UnionRDD一般通过union算子得到

scala> val a5 = arr.union(arr2)
a5: org.apache.spark.rdd.RDD[Int] = UnionRDD[7] at union at <console>:27

CoalescedRDD

常见 RDD 外部函数

Spark 在 RDD 之外提供了一些外部函数，它们可以通过隐式转换的方式变成 RDD。

PairRDDFunctions
这个 RDD 被用来处理 KV 对，相比RDD，它提供了groupByKey、join等方法。以combineByKey为例，他有三个模板参数，从 RDD 过来的K和V以及自己的C。相比 reduce 和 fold 系列的(V, V)=> V，这多出来的C使combineByKey更灵活，通过combineByKey能够将V变换为C。

   def combineByKey[C](
       createCombiner: V => C,
       mergeValue: (C, V) => C,
       mergeCombiners: (C, C) => C,
       partitioner: Partitioner,
       mapSideCombine: Boolean = true,
       serializer: Serializer = null): RDD[(K, C)] = {
       //实现略
   }

OrderedRDDFunctions
这个用来提供sortByKey、filterByRange等方法。

Spark 的架构概览

Spark 在设计上的一个特点是它和下层的集群管理是分开的，一个 Spark Application 可以看做是由集群上的若干进程组成的。因此，我们需要区分 Spark 中的概念和下层集群中的概念，例如我们常见的 Master 和 Worker 是集群中的概念，表示节点；而 Driver 和 Executor 是 Spark 中的概念，表示进程。根据爆栈网，Driver 可能位于某个 Worker 节点中，或者位于 Master 节点上，这取决于部署的方式

在官网上给了这样一幅图，详细阐明了 Spark 集群下的基础架构。SparkContext是整个 Application 的管理核心，由 Driver 来负责管理。SparkContext负责管理所有的 Executor，并且和下层的集群管理进行交互，以请求资源。

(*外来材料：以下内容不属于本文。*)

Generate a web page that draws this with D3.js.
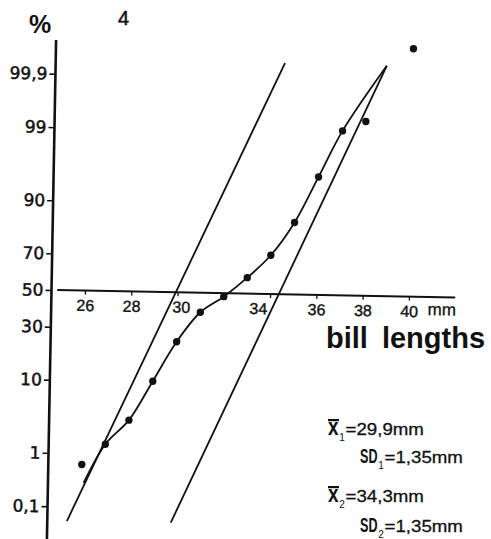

在 Stage 层次及以上接受DAGScheduler的调度，而TaskScheduler则调度一个 Taskset。在 Spark on Yarn 模式下，CoarseGrainedExecutorBackend 和 Executor 一一对应，它是一个独立于 Worker 主进程之外的一个进程，我们可以 jps 查看到。而 Task 是作为一个 Executor 启动的一个线程来跑的，一个 Executor 中可以跑多个 Task。

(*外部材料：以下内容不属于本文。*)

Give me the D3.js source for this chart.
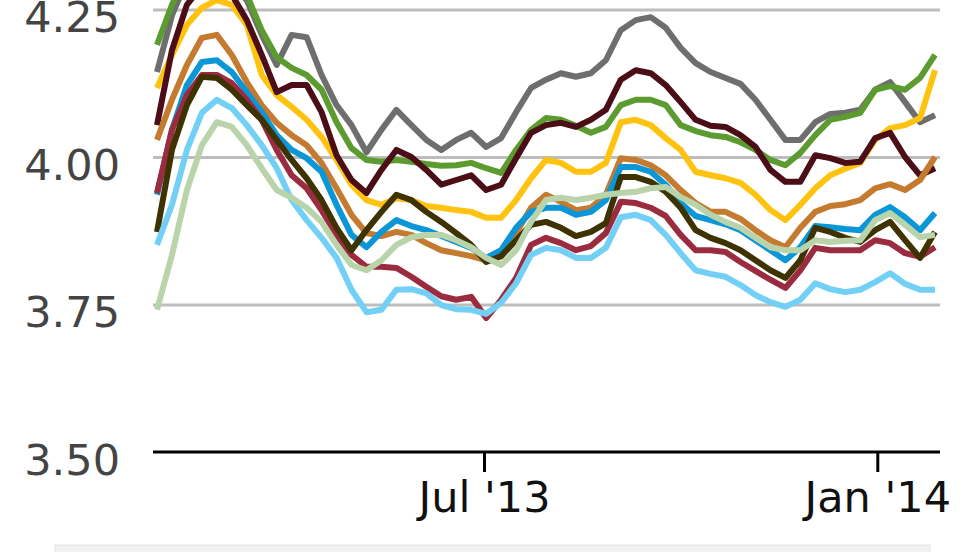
<!DOCTYPE html>
<html>
<head>
<meta charset="utf-8">
<script src="https://cdn.jsdelivr.net/npm/d3@7"></script>
<style>
  html, body { margin: 0; padding: 0; background: #fff; }
  svg { display: block; }
</style>
</head>
<body>
<svg id="chart" width="980" height="552"></svg>
<script>
// ---- data ----
const weeks = [
  "2013-01-29","2013-02-05","2013-02-12","2013-02-19","2013-02-26","2013-03-05","2013-03-12","2013-03-19",
  "2013-03-26","2013-04-02","2013-04-09","2013-04-16","2013-04-23","2013-04-30","2013-05-07","2013-05-14",
  "2013-05-21","2013-05-28","2013-06-04","2013-06-11","2013-06-18","2013-06-25","2013-07-02","2013-07-09",
  "2013-07-16","2013-07-23","2013-07-30","2013-08-06","2013-08-13","2013-08-20","2013-08-27","2013-09-03",
  "2013-09-10","2013-09-17","2013-09-24","2013-10-01","2013-10-08","2013-10-15","2013-10-22","2013-10-29",
  "2013-11-05","2013-11-12","2013-11-19","2013-11-26","2013-12-03","2013-12-10","2013-12-17","2013-12-24",
  "2013-12-31","2014-01-07","2014-01-14","2014-01-21","2014-01-28"
];
const yTicks = [3.50, 3.75, 4.00, 4.25];
const xTicks = ["2013-07-01", "2014-01-01"];

const sGray = [4.144,4.24,4.30,4.32,4.32,4.29,4.266,4.207,4.156,4.207,4.203,4.139,4.088,4.054,4.008,4.046,4.08,4.054,4.029,4.012,4.029,4.041,4.017,4.032,4.076,4.117,4.131,4.142,4.136,4.142,4.164,4.215,4.232,4.237,4.219,4.185,4.159,4.144,4.134,4.124,4.097,4.063,4.029,4.029,4.059,4.073,4.075,4.08,4.114,4.127,4.093,4.059,4.071];
const sGreen = [4.19,4.258,4.31,4.33,4.33,4.31,4.275,4.215,4.169,4.151,4.139,4.114,4.059,4.015,3.995,3.992,3.995,3.992,3.988,3.985,3.986,3.99,3.981,3.973,4.012,4.046,4.066,4.063,4.053,4.041,4.051,4.088,4.097,4.097,4.088,4.054,4.044,4.037,4.034,4.025,4.012,3.995,3.986,4.007,4.037,4.063,4.068,4.075,4.114,4.12,4.114,4.134,4.173];
const sMaroon = [4.054,4.181,4.258,4.29,4.30,4.275,4.232,4.173,4.11,4.122,4.122,4.076,4.003,3.961,3.939,3.978,4.012,4.0,3.978,3.953,3.961,3.969,3.944,3.953,3.998,4.041,4.054,4.058,4.051,4.063,4.08,4.131,4.147,4.142,4.122,4.093,4.063,4.053,4.051,4.037,4.017,3.978,3.958,3.958,4.003,3.998,3.99,3.992,4.032,4.041,4.0,3.969,3.981];
const sYellow = [4.117,4.173,4.224,4.253,4.266,4.258,4.224,4.139,4.105,4.085,4.063,4.034,3.995,3.953,3.927,3.919,3.93,3.927,3.917,3.914,3.91,3.907,3.897,3.897,3.927,3.964,3.995,3.99,3.975,3.975,3.99,4.059,4.063,4.054,4.032,4.012,3.975,3.969,3.964,3.956,3.936,3.91,3.893,3.919,3.947,3.969,3.98,3.99,4.029,4.049,4.054,4.066,4.147];
const sOrange = [4.029,4.097,4.156,4.202,4.207,4.173,4.127,4.088,4.058,4.037,4.02,3.99,3.947,3.902,3.871,3.866,3.873,3.868,3.854,3.842,3.837,3.832,3.825,3.832,3.871,3.914,3.936,3.924,3.91,3.914,3.936,3.998,3.995,3.986,3.969,3.944,3.922,3.907,3.907,3.895,3.876,3.859,3.847,3.88,3.907,3.917,3.92,3.927,3.947,3.954,3.944,3.961,4.0];
const sBlue = [3.936,4.046,4.122,4.161,4.164,4.144,4.11,4.076,4.037,4.012,3.998,3.975,3.919,3.868,3.847,3.873,3.893,3.883,3.876,3.866,3.856,3.846,3.829,3.842,3.88,3.907,3.914,3.914,3.902,3.907,3.927,3.983,3.983,3.975,3.953,3.922,3.9,3.893,3.886,3.876,3.859,3.842,3.825,3.847,3.883,3.881,3.878,3.876,3.902,3.915,3.898,3.876,3.905];
const sCrimson = [3.939,4.046,4.105,4.139,4.139,4.125,4.097,4.063,4.012,3.969,3.947,3.91,3.868,3.834,3.814,3.814,3.812,3.797,3.78,3.764,3.758,3.763,3.727,3.758,3.795,3.851,3.863,3.854,3.842,3.849,3.871,3.924,3.922,3.914,3.9,3.868,3.842,3.842,3.839,3.822,3.807,3.792,3.778,3.808,3.846,3.842,3.842,3.842,3.859,3.854,3.837,3.831,3.847];
const sOlive = [3.873,4.012,4.088,4.136,4.134,4.114,4.088,4.063,4.029,3.995,3.964,3.927,3.88,3.842,3.876,3.907,3.936,3.927,3.907,3.89,3.871,3.851,3.822,3.832,3.859,3.885,3.89,3.88,3.866,3.873,3.888,3.966,3.966,3.958,3.941,3.914,3.876,3.863,3.854,3.842,3.825,3.808,3.795,3.825,3.88,3.873,3.863,3.856,3.876,3.89,3.859,3.829,3.873];
const sLightBlue = [3.851,3.919,4.012,4.075,4.097,4.083,4.054,4.02,3.981,3.927,3.893,3.863,3.829,3.775,3.737,3.741,3.775,3.776,3.769,3.749,3.742,3.741,3.734,3.753,3.786,3.834,3.846,3.842,3.829,3.829,3.846,3.898,3.902,3.893,3.868,3.837,3.808,3.802,3.797,3.783,3.766,3.754,3.746,3.758,3.786,3.776,3.771,3.775,3.788,3.803,3.785,3.775,3.775];
const sSage = [3.741,3.834,3.944,4.02,4.059,4.051,4.02,3.981,3.944,3.931,3.914,3.89,3.851,3.817,3.808,3.825,3.851,3.864,3.868,3.868,3.859,3.847,3.829,3.817,3.842,3.89,3.927,3.931,3.927,3.931,3.936,3.939,3.941,3.947,3.949,3.932,3.919,3.902,3.89,3.88,3.863,3.847,3.842,3.842,3.859,3.856,3.858,3.859,3.893,3.905,3.885,3.864,3.868];

const seriesList = [
  { name: "gray", values: sGray, color: "#6e6e6e" },
  { name: "green", values: sGreen, color: "#5c9b2f" },
  { name: "yellow", values: sYellow, color: "#ffc20e" },
  { name: "maroon", values: sMaroon, color: "#4b0d16" },
  { name: "orange", values: sOrange, color: "#c47a2f" },
  { name: "blue", values: sBlue, color: "#0b96d7" },
  { name: "crimson", values: sCrimson, color: "#9b2c40" },
  { name: "olive", values: sOlive, color: "#3e3300" },
  { name: "lightblue", values: sLightBlue, color: "#72cff5" },
  { name: "sage", values: sSage, color: "#b9d4aa" }
];

// ---- chart ----
const parse = d3.timeParse("%Y-%m-%d");
const dates = weeks.map(parse);
const svg = d3.select("#chart");

const x = d3.scaleTime().domain([dates[0], dates[dates.length - 1]]).range([157, 935]);
const y = d3.scaleLinear().domain([3.5, 4.25]).range([452, 9.5]);

const FONT = "'DejaVu Sans', Verdana, sans-serif";

// grid lines
const grid = svg.append("g")
  .attr("transform", "translate(153,0)")
  .call(d3.axisLeft(y).tickValues(yTicks.filter(v => v > 3.5)).tickSize(-787).tickFormat(""));
grid.select(".domain").remove();
grid.selectAll(".tick line").attr("stroke", "#bdbdbd").attr("stroke-width", 3);

// y labels
const yAx = svg.append("g")
  .attr("transform", "translate(120,0)")
  .call(d3.axisLeft(y).tickValues(yTicks).tickSize(0).tickPadding(0).tickFormat(d3.format(".2f")));
yAx.select(".domain").remove();
yAx.selectAll(".tick text")
  .attr("font-family", FONT).attr("font-size", 43).attr("fill", "#444")
  .attr("x", 0).attr("dy", "0.52em").attr("text-anchor", "end");

// lines
const line = d3.line().x((d, i) => x(dates[i])).y(d => y(d));
svg.append("g").selectAll("path").data(seriesList).join("path")
  .attr("d", s => line(s.values))
  .attr("fill", "none")
  .attr("stroke", s => s.color)
  .attr("stroke-width", 6)
  .attr("stroke-linejoin", "round");

// x axis
const xAx = svg.append("g")
  .attr("transform", `translate(0,${y(3.5)})`)
  .call(d3.axisBottom(x).tickValues(xTicks.map(parse)).tickSize(20).tickPadding(6)
    .tickFormat(d3.timeFormat("%b '%y")));
xAx.select(".domain").remove();
xAx.append("line").attr("x1", 153).attr("x2", 940).attr("y1", 0).attr("y2", 0)
  .attr("stroke", "#000").attr("stroke-width", 3);
xAx.selectAll(".tick line").attr("stroke", "#000").attr("stroke-width", 3);
xAx.selectAll(".tick text").attr("font-family", FONT).attr("font-size", 43).attr("fill", "#111")
  .attr("dy", "0.78em");

// legend panel (partially visible)
svg.append("rect").attr("x", 55).attr("y", 545).attr("width", 875).attr("height", 20)
  .attr("fill", "#f1f1f1").attr("stroke", "#e4e4e4").attr("stroke-width", 1);
</script>
</body>
</html>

在实现上，CoarseGrainedExecutorBackend继承了ExecutorBackend这个 trait，作为一个IsolatedRpcEndpoint，维护Executor对象实例，并通过创建的DriverEndpoint实例的与 Driver 进行交互。

在进程启动时，CoarseGrainedExecutorBackend调用onStart()方法向 Driver 注册自己，并产生一条"Connecting to driver的 INFO。CoarseGrainedExecutorBackend通过DriverEndpoint.receive方法来处理来自 Driver 的命令，包括LaunchTask、KillTask等。这里注意一下，在 scheduler 中有一个CoarseGrainedSchedulerBackend，里面实现相似，在看代码时要注意区分开。

有关 Executor 和 Driver 的关系，下面这张图更加直观，需要说明的是，一个 Worker 上面也可能跑有多个 Executor，每个 Task 也可以在多个 CPU 核心上面运行

Spark 上下文

在代码里我们操作一个 Spark 任务有两种方式，通过 SparkContext，或者通过 SparkSession

SparkContext 方式
SparkContext 是 Spark 自创建来一直存在的类。我们通过 SparkConf 直接创建 SparkContext

val sparkConf = new SparkConf().setAppName("AppName").setMaster("local")
val sc = new SparkContext(sparkConf).set("spark.some.config.option", "some-value")

SparkSession 方式
SparkSession 是在 Spark2.0 之后提供的 API，相比 SparkContext，他提供了对 SparkSQL 的支持（持有SQLContext），例如createDataFrame等方法就可以通过 SparkSession 来访问。

在builder.getOrCreate()的过程中，虽然最终得到的是一个 SparkSession，但实际上内部已经创建了一个 SparkContext，并由这个 SparkSession 持有。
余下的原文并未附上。